The Power of Tariffs: Has the US President Gone Too Far?
A point that may have been lost on non-US audiences watching in bewilderment at the US president’s tariff decisions is the constitutional basis of trade policy in the United States. Under the US Constitution, trade policy is not a power of the President. It is rather a power of Congress, responsible for regulating 'Commerce with foreign Nations, and among the several States, and with the Indian Tribes'. So, why then does the president seem able to do whatever he wants in this space? And, given the unprecedented scope of the duties that have been imposed in recent weeks: has the US president gone too far?
A history of Congress delegating powers to the President
Over the decades, Congress has delegated much of its authority to impose tariffs to the executive. Several statutes do this, with the best known being sections 232 of the Trade Expansion Act of 1962 and section 301 of the Trade Act of 1974.

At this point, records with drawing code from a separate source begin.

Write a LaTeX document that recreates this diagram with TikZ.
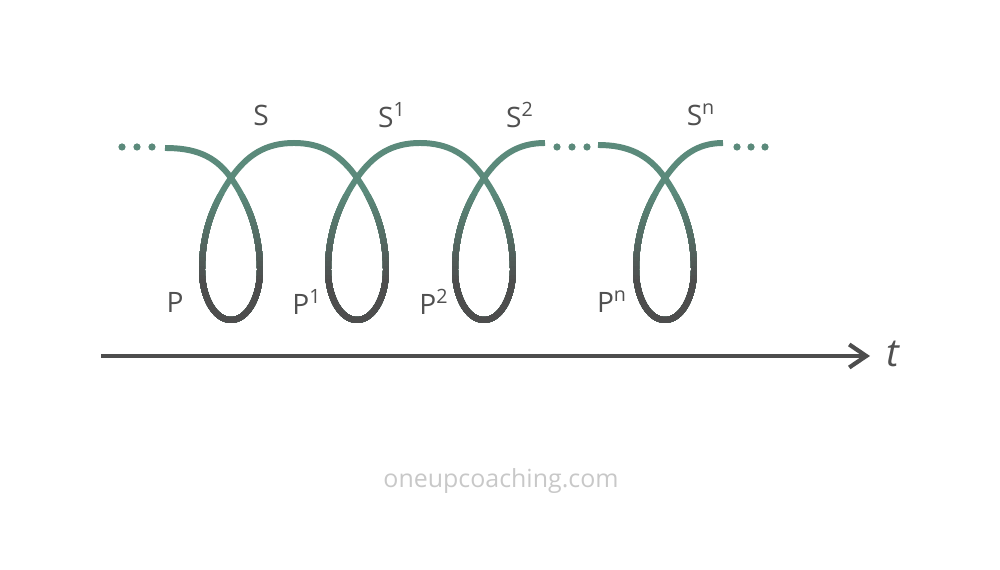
\documentclass[tikz,border=0pt]{standalone}
\usepackage{fontspec}
\setmainfont{Open Sans}
\usetikzlibrary{arrows.meta}
\definecolor{springteal}{RGB}{91,138,123}
\definecolor{springgray}{RGB}{77,77,77}
\definecolor{labelgray}{RGB}{80,80,80}
\definecolor{markgray}{RGB}{200,200,200}
% one loop of the spring, drawn from its crossing point
\newcommand{\loopat}[1]{.. controls (#1+16,369) and (#1+29,340) .. (#1+29,300)
  .. controls (#1+29,272) and (#1+16,250) .. (#1,250)
  .. controls (#1-16,250) and (#1-29,272) .. (#1-29,300)
  .. controls (#1-29,340) and (#1-16,369) .. (#1,392)}
\newcommand{\springpath}{(165,422) to[out=0,in=125] (231,392) \loopat{231}
  to[out=55,in=180] (294,427) to[out=0,in=125] (357,392) \loopat{357}
  to[out=55,in=180] (420,427) to[out=0,in=125] (484,392) \loopat{484}
  to[out=55,in=180] (545,427)
  (598,425) to[out=0,in=125] (665,392) \loopat{665}
  to[out=55,in=180] (723,427)}
\tikzset{
  spring/.style={line width=3.4pt},
  label/.style={text=labelgray, font=\fontsize{16}{18}\selectfont},
  axis/.style={line width=2.4pt, draw=springgray, -{Straight Barb[length=3.4mm,width=4.6mm,line width=2.4pt]}}
}
\begin{document}
\begin{tikzpicture}[x=0.2mm,y=0.2mm]
\useasboundingbox (0,0) rectangle (1000,570);
% spring: teal above, grey below
\draw[spring, springteal] \springpath;
\foreach \k in {1,...,20} {
  \pgfmathsetmacro\yb{380-\k*4.5}
  \pgfmathtruncatemacro\p{\k*5}
  \begin{scope}
    \clip (0,0) rectangle (1000,\yb);
    \draw[spring, springgray!\p!springteal] \springpath;
  \end{scope}
}
% dots
\foreach \x in {122,137,152,557,572,587,737,751,765}
  \fill[springteal] (\x,423) circle (3.6);
% labels
\node[label] (s0) at (261,455) {S};
\node[label] (s1) at (392,455) {S\textsuperscript{1}};
\node[label] (s2) at (520,455) {S\textsuperscript{2}};
\node[label] (sn) at (701,455) {S\textsuperscript{n}};
\node[label] (p0) at (175,268) {P};
\node[label] (p1) at (307,268) {P\textsuperscript{1}};
\node[label] (p2) at (434,268) {P\textsuperscript{2}};
\node[label] (pn) at (612,268) {P\textsuperscript{n}};
% time axis
\coordinate (tstart) at (101,214);
\coordinate (tend) at (870,214);
\draw[axis] (tstart) -- (tend);
\node[text=labelgray, font=\fontsize{22}{24}\selectfont\itshape, anchor=west] (t) at (880,216) {t};
\node[text=markgray, font=\fontsize{14.2}{16}\selectfont] (mark) at (501,89) {oneupcoaching.com};
\end{tikzpicture}
\end{document}
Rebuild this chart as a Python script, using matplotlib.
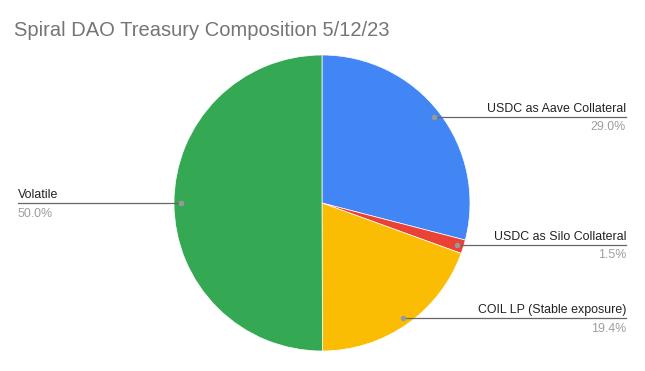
import numpy as np
import matplotlib
matplotlib.use("Agg")
import matplotlib.pyplot as plt

title = "Spiral DAO Treasury Composition 5/12/23"
labels = ["USDC as Aave Collateral", "USDC as Silo Collateral", "COIL LP (Stable exposure)", "Volatile"]
values = [29.0, 1.5, 19.4, 50.0]
colors = ["#4285F4", "#EA4335", "#FBBC04", "#34A853"]

W, H = 645, 371
fig = plt.figure(figsize=(W / 100, H / 100), dpi=100)
ax = fig.add_axes([0, 0, 1, 1])

cx, cy, R = 322, H - 203, 148
wedges, _ = ax.pie(values, colors=colors, startangle=90, counterclock=False,
                   center=(cx, cy), radius=R, frame=True,
                   wedgeprops=dict(linewidth=0.5, edgecolor="white"))
ax.set_xlim(0, W)
ax.set_ylim(0, H)
ax.set_aspect("equal")
ax.axis("off")

font = "Liberation Sans"
fs = 8.95
total = sum(values)
cum = 0.0
for lab, v in zip(labels, values):
    mid = 90 - (cum + v / 2) / total * 360
    cum += v
    rr = 0.953 * R
    px = cx + rr * np.cos(np.radians(mid))
    py = cy + rr * np.sin(np.radians(mid))
    pct = f"{v:.1f}%"
    if px >= cx:
        x_end = 626
        ha = "right"
        ax.plot([px, x_end], [py, py], color="#666666", lw=0.9, zorder=3)
    else:
        x_end = 18
        ha = "left"
        ax.plot([x_end, px], [py, py], color="#666666", lw=0.9, zorder=3)
    ax.text(x_end, py + 2, lab, ha=ha, va="bottom", fontsize=fs,
            color="#222222", family=font)
    ax.text(x_end, py - 4.5, pct, ha=ha, va="top", fontsize=fs,
            color="#9e9e9e", family=font)
    ax.plot([px], [py], "o", color="#999999", ms=3, zorder=4)

fig.text(14 / W, 1 - 31 / H, title, ha="left", va="center", fontsize=14.5,
         color="#757575", family=font)

fig.savefig("out.png", dpi=100, facecolor="white")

Section 232 allows the President to impose tariffs based on national security concerns, such as importing steel and aluminium. President Trump already used this authority in his first term when he imposed duties of 10% and 25% respectively on certain imports of aluminium and steel. And he did so again on February 10, 2025, when he imposed tariffs on steel, aluminium, and on March 26, 2025 when he did the same on cars.
Section 301 of the Trade Act of 1974 lets the US Trade Representative, the US federal government agency responsible for trade policy, act against countries that violate trade agreements or engage in unfair trade practices, like intellectual property theft. During the first Trump administration, the US Trade Representative used this authority to target Chinese imports in 2018. The Biden administration increased the duties in 2024 following a mandatory review.
Another delegation that has recently been central to the US president’s decisions is the International Emergency Economic Powers Act (IEEPA). This act allows the President to regulate international commerce after declaring a national emergency due to an unusual and extraordinary threat to the US from abroad. Under IEEPA, the President can block transactions, freeze assets, and confiscate property connected with a country, group, or person that aided in an attack on the US. The President must declare a national emergency via executive order.
For example, President Obama adopted an executive order on March 16, 2014, the day Russian forces occupied Crimea. This is the authority the current US president used to impose tariffs on Mexico and Canada earlier this year. Hence, the talk of a fentanyl crisis, even though hardly any fentanyl flows from Canada into the US. A national emergency had to be found (or fabricated) for using IEEPA.
Has the US president gone too far?
IEEPA was not used to impose tariffs until recently. Now it is. This raises the question: has the US president gone too far? And if he has, what can be done about it? To answer that, we need to look at two players: Congress and the courts.
Congress delegated the powers initially. What was given can be taken away. Congress could revoke some (or all) of the delegations to the President. It could also revoke an individual emergency declaration, thereby clipping the president's wings on a specific file. However, the President holds a veto. He can block Congress from acting. Congress can override the veto, but this needs a two-thirds majority in both houses, meaning about half of the Republican caucus would need to stand against Trump. This is not likely now, but it could happen. The damage Trump is wreaking might make his coalition crumble. There are in fact sings that this is starting to happen. On April 3, 2025, four Republicans joined Democrats in a Senate vote to rescind the president’s Canada tariffs.
The second player is the federal courts. A federal court could rule the president overstepped his authority, for example, by declaring a fabricated fentanyl crisis a national emergency, or, as the governor of California has now asked a federal court to rule: by declaring that the US president lacks the authority to impose tariffs on the basis of the abovementioned IEEPA.
Or, as argued also by Georgetown Law professor Jennifer Hillman on the Lawfare blog (and mentioned in the California governor’s petition): perhaps a recently emerged constitutional doctrine that bars the executive from tackling ‘major questions’ through executive action alone also bars the US president from relying on IEEPA to impose tariffs as sweeping as those imposed in recent weeks. This latter argument is particularly interesting, considering that the Supreme Court has relied on this doctrine to strike down president Biden’s student debt cancellation programme. If cancelling student debt is a major question that requires legislative action, arguably imposing sweeping tariffs that have wiped out trillions of stock value and threaten thousands of jobs is a major question as well.
As I have described elsewhere, US federal courts have been deferential to the president, but that might change. The current Supreme Court has shown a willingness to overturn previous decisions, as evidenced most spectacularly by its reversal of Roe v. Wade in the context of abortion rights in the US.
In conclusion, the president has significant power to impose tariffs, but these are delegated and limited powers. Recent actions have ignored these limits. The developments in Congress and federal courts will be interesting to watch.